═════ Records supplied

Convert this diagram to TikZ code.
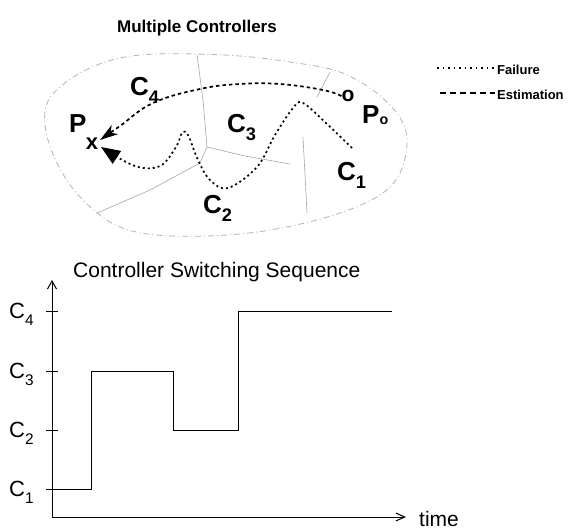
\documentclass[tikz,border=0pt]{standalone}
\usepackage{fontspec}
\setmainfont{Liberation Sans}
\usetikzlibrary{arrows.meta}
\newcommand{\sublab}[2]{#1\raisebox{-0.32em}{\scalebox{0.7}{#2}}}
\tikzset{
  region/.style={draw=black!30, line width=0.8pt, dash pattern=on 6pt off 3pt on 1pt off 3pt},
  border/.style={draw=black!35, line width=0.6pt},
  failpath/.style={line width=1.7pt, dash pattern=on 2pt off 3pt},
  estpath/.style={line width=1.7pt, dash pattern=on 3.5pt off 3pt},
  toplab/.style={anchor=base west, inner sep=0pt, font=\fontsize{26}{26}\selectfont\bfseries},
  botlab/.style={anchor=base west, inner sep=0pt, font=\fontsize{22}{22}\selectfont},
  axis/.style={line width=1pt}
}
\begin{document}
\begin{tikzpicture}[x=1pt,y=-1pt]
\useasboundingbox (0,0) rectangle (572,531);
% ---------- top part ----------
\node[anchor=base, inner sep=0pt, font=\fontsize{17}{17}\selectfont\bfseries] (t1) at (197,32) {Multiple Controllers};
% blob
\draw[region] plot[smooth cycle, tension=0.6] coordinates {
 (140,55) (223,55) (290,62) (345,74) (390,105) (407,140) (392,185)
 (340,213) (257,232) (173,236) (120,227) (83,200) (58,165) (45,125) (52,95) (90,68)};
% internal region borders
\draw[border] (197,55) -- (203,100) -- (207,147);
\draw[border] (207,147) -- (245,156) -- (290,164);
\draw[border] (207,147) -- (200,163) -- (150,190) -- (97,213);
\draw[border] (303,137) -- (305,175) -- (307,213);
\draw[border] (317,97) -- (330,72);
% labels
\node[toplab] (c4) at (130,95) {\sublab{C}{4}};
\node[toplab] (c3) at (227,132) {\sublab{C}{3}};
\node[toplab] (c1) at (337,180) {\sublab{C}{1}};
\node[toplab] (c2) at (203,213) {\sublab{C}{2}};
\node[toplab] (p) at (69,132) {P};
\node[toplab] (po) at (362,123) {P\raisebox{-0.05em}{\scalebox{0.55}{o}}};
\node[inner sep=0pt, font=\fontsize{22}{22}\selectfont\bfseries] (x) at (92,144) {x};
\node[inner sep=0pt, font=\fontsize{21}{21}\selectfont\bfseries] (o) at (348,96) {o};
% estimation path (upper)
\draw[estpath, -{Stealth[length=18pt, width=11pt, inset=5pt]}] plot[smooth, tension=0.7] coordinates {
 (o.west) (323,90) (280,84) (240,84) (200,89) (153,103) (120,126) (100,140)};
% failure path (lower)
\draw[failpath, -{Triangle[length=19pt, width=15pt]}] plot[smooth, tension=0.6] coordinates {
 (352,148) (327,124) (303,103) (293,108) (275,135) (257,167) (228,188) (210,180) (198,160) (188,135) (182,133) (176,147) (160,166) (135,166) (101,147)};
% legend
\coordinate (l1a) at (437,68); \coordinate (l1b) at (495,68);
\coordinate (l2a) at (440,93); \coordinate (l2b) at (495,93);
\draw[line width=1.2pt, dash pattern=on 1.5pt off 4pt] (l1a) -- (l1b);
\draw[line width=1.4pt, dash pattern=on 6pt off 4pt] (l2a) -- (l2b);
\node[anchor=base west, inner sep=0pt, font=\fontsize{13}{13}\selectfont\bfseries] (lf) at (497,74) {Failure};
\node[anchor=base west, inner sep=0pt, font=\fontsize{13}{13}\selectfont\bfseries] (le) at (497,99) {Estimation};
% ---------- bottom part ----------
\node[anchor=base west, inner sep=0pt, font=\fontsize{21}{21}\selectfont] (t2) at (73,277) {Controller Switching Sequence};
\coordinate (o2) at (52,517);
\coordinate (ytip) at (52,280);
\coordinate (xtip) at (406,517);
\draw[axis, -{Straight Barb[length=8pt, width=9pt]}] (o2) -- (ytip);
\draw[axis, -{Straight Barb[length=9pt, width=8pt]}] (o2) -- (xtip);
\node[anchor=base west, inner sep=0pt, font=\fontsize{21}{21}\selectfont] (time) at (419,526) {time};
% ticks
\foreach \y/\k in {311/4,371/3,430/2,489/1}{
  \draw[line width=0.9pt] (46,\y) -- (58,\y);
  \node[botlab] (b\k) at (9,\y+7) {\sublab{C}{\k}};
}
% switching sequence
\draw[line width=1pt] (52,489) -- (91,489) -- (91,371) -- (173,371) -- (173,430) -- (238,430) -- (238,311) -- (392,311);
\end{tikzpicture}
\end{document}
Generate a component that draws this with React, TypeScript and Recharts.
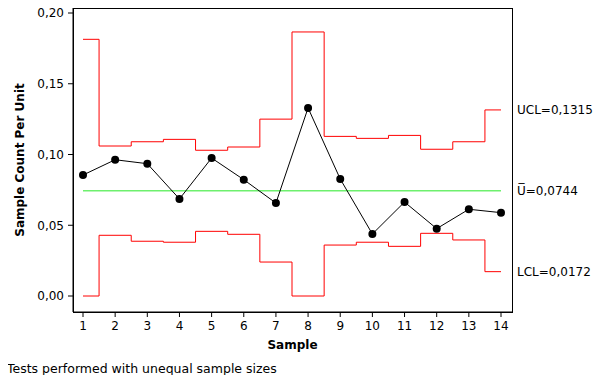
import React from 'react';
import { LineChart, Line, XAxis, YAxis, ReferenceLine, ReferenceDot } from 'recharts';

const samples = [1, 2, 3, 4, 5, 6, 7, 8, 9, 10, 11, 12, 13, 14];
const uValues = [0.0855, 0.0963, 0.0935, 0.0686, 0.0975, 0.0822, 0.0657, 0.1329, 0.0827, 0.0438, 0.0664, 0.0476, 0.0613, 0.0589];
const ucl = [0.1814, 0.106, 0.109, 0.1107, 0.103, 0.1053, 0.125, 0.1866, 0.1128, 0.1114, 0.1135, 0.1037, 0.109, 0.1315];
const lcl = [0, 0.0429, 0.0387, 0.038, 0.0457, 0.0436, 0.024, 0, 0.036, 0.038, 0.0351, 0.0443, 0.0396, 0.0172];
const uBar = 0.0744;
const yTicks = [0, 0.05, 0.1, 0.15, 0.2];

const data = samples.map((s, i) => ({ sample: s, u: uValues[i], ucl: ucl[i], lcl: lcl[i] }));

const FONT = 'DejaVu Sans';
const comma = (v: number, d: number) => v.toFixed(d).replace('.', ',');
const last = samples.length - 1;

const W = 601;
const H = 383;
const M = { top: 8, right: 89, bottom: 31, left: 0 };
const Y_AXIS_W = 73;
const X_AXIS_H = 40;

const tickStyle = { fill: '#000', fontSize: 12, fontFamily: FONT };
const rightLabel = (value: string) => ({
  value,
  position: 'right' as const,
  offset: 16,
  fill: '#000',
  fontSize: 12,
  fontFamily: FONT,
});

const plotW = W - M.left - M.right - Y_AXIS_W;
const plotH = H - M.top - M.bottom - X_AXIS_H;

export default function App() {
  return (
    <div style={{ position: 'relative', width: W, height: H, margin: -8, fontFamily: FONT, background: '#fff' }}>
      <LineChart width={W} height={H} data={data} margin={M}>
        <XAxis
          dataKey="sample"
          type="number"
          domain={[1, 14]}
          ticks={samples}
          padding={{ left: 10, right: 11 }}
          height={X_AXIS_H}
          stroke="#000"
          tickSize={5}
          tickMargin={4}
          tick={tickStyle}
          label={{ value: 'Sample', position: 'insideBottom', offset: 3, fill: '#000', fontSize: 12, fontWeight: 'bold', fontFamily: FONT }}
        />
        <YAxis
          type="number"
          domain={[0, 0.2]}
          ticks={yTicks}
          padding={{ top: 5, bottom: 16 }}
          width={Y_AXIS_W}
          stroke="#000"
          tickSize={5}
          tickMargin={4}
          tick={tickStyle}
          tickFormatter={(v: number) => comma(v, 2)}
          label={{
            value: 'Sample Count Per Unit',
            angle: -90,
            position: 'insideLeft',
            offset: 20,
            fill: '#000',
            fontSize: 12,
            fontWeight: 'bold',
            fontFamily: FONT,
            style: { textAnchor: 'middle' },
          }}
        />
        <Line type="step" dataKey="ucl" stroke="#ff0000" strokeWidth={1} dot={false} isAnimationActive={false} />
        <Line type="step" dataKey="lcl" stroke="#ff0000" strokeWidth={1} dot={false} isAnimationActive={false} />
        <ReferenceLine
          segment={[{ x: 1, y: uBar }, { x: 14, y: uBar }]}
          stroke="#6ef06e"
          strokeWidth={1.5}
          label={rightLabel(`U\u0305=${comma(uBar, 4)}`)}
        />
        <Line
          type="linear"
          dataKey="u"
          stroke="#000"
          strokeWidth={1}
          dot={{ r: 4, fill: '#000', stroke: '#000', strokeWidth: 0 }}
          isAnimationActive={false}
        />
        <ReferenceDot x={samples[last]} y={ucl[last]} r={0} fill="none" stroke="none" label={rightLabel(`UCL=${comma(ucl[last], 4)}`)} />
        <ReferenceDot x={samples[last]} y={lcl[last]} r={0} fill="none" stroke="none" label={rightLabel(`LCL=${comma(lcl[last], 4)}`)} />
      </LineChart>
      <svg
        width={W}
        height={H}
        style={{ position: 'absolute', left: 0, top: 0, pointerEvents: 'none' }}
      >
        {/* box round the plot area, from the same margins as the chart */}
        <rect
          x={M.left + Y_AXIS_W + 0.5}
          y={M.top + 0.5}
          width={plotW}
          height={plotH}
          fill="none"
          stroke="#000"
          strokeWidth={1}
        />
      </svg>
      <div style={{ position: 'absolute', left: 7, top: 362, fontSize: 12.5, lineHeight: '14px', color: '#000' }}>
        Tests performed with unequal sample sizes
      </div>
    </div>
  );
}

══════════
═════ Records supplied

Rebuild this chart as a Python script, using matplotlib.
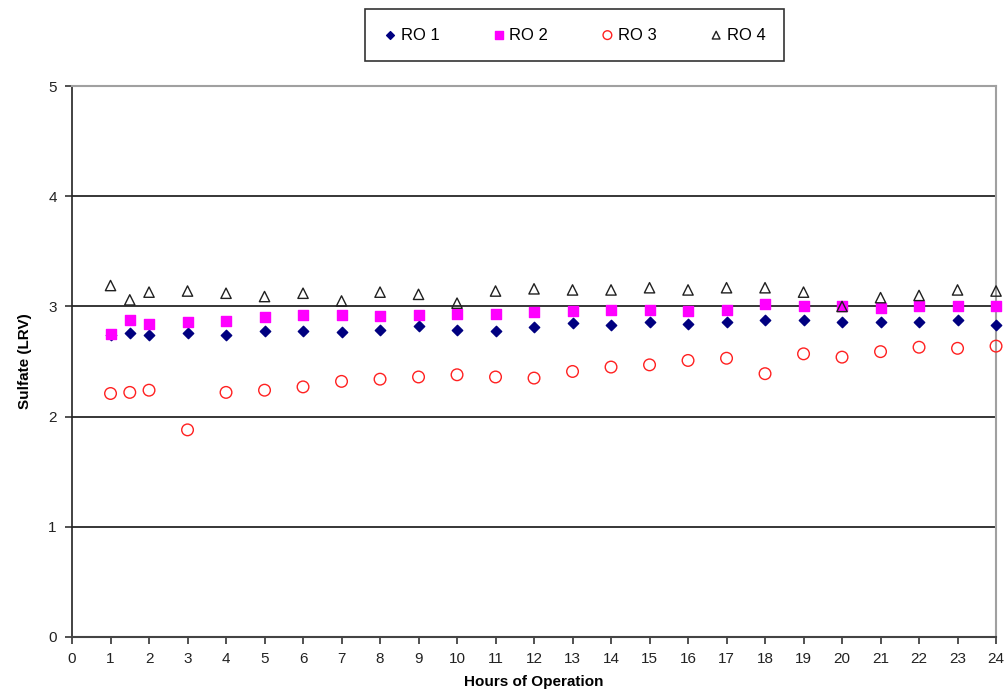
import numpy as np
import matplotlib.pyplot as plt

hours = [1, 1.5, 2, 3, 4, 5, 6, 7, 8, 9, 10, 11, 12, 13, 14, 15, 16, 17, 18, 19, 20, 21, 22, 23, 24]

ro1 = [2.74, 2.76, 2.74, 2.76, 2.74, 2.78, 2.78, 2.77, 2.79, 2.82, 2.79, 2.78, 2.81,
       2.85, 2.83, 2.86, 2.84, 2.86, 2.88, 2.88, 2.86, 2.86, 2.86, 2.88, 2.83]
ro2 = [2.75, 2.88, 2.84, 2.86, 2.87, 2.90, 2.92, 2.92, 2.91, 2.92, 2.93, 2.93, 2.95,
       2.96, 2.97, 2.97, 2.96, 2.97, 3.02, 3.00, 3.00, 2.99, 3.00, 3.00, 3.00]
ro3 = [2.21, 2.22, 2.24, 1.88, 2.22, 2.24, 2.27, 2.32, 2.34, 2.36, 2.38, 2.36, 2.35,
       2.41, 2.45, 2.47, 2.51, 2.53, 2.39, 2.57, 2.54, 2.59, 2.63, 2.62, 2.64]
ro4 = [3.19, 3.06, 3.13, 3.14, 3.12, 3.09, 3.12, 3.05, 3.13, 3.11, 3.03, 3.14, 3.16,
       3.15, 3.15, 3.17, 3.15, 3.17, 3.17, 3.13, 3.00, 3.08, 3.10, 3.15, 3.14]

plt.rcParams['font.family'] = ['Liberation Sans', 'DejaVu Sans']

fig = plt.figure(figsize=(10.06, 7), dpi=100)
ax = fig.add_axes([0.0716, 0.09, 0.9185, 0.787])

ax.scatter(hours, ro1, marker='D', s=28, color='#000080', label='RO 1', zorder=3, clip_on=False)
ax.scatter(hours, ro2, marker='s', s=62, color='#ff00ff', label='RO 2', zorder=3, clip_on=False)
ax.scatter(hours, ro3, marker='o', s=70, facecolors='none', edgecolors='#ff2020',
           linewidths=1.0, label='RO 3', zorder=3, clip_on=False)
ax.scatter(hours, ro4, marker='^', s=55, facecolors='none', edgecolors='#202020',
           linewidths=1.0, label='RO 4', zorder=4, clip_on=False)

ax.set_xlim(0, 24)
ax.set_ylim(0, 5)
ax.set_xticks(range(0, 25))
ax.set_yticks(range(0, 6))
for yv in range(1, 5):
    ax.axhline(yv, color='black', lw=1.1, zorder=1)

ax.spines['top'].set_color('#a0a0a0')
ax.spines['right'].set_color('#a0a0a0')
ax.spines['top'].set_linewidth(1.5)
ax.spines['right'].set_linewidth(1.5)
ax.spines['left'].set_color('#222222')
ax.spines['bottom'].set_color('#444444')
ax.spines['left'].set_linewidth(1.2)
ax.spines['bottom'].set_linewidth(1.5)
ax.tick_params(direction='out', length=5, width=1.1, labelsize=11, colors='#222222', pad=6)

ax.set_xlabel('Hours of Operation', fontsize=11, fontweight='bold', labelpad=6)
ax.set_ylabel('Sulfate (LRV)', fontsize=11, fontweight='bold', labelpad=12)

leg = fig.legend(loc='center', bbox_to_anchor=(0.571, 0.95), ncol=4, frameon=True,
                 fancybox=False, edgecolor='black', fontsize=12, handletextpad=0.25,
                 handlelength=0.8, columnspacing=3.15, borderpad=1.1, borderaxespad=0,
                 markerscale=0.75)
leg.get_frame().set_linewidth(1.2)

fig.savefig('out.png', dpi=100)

══════════

Directions:
Reproduce only the lines running from the one that has "Rebuild this chart" through the one that has "22, 23, 24]", ends included. Any pictures in that stretch should not be copied.

Solution to the exercise:
Rebuild this chart as a Python script, using matplotlib.
import numpy as np
import matplotlib.pyplot as plt

hours = [1, 1.5, 2, 3, 4, 5, 6, 7, 8, 9, 10, 11, 12, 13, 14, 15, 16, 17, 18, 19, 20, 21, 22, 23, 24]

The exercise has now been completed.